Grève générale au Nigeria: au moins un manifestant tué
Au moins un manifestant a été tué lundi au Nigeria au premier jour d’une grève générale illimitée contre le doublement du prix des carburants chez le premier producteur de pétrole d’Afrique, déjà ébranlé par la multiplication d’attaques islamistes contre les chrétiens.
« Une personne a été abattue par la police à Lagos », plus grande ville et capitale économique du pays, a affirmé Abdulwahed Omar, président du Congrès national du travail, lors de manifestations à Abuja, la capitale fédérale du Nigeria.
« C’est très triste que dans une démocratie les gens qui sortent sans arme pour exprimer leurs doléances soient confrontés à des policiers armés », a-t-il ajouté.
Plusieurs milliers de personnes sont descendues dans les rues à Lagos dans le cadre de la grève générale, qui n’affectait pas à la mi-journée la production de brut.
En début de matinée, des jeunes ont bloqué un important axe routier en enflammant des pneus, jetant des pierres sur les policiers. « Bad Luck Jonathan » (Jonathan la malchance), criaient certains, en détournant le prénom du président nigérian, Goodluck (bonne chance) Jonathan.
Les rues de Lagos, habituellement embouteillées, étaient complètement vides, à l’exception des manifestants.
A Kano, principale agglomération du Nord, la police a lancé des gaz lacrymogènes et tiré des coups de feu en l’air pour empêcher des milliers de manifestants d’accéder au bureau du gouverneur, a constaté un correspondant de l’AFP.
« Au total nous avons 30 blessés, dix-huit d’entre eux ont été blessés par balles », a indiqué le responsable de la Croix-Rouge à Kano Musa Abdullahi.
A Abuja, la capitale fédérale, d’importantes manifestations étaient en cours.

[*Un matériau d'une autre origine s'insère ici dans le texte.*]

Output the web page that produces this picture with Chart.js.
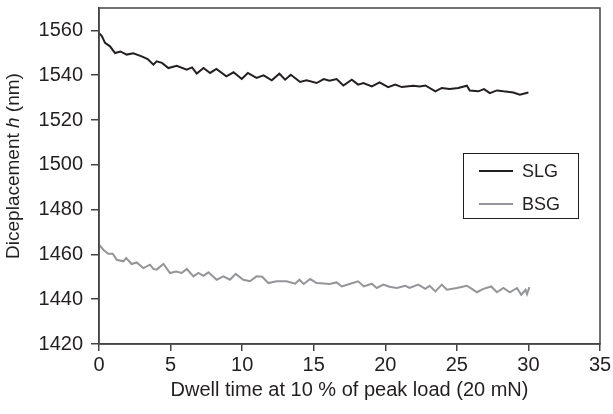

Les forces de sécurité tentaient de les empêcher d’atteindre le centre-ville.
Le mot d’ordre de grève générale semblait bien suivi dans le pays, le plus peuplé d’Afrique avec 160 millions d’habitants, également répartis entre chrétiens et musulmans.
« Tout ce que nous voulons, c’est que notre voix soit entendue », a indiqué John Lolawole, secrétaire-général d’un des syndicats appelant à la grève, le Trade Union Congress.
Pas de guerre de religion
Les syndicats exigent que le gouvernement rétablisse les subventions aux carburants, dont la suppression le 1er janvier a entraîné une brusque hausse des prix de l’essence.
Le litre à la pompe est ainsi passé de 65 nairas (0,30 euro) à au moins 140 nairas (0,66 euro).
L’Assemblée nationale avait adopté dimanche une motion demandant au gouvernement de faire marche arrière. Les parlementaires ont également exhorté, sans succès, les syndicats à « suspendre leur projet de grève générale et de participer à un dialogue approfondi sur cette question ».
Cette grogne sociale qui risque de paralyser le pays intervient sur fond de tensions interconfessionnelles grandissantes et d’attentats meurtriers.
Depuis les sanglants attentats du jour de Noël qui ont fait au moins 49 morts, six nouvelles attaques contre des chrétiens dans le Nord majoritairement musulman ont fait plus de 80 morts.
La majorité de ces Raids ont été revendiqués par Boko Haram, un groupe islamiste qui réclame l’application de la charia (loi islamique) dans l’ensemble du pays.
Ces violences ne sont pas « une guerre de religion », mais répondent à des intérêts visant à la désintégration de la fédération, a estimé le cardinal Anthony Olobunmi Okogie, archevêque de Lagos.
« Il n’y pas de guerre de religion en cours au Nigeria, mais une féroce persécution qui trouve ses sources dans des ambitions de pouvoir et des causes économiques. Ils veulent désintégrer la fédération mais n’y réussiront pas », a-t-il indiqué dans une interview publiée par le site internet Vatican Insider.
Le pape Benoît XVI a pour sa part déploré lundi que l’objectif de la réconciliation et du respect de « toutes les ethnies et religions » soit encore lointain en Afrique, notamment au Nigeria.
Dimanche, Goodluck Jonathan a admis pour la première fois que Boko Haram disposait de soutiens et de sympathisants au sein du parlement, de la justice et des services de sécurité. Selon lui, les violences antichrétiennes actuelles sont « pires » que la guerre civile des années 60.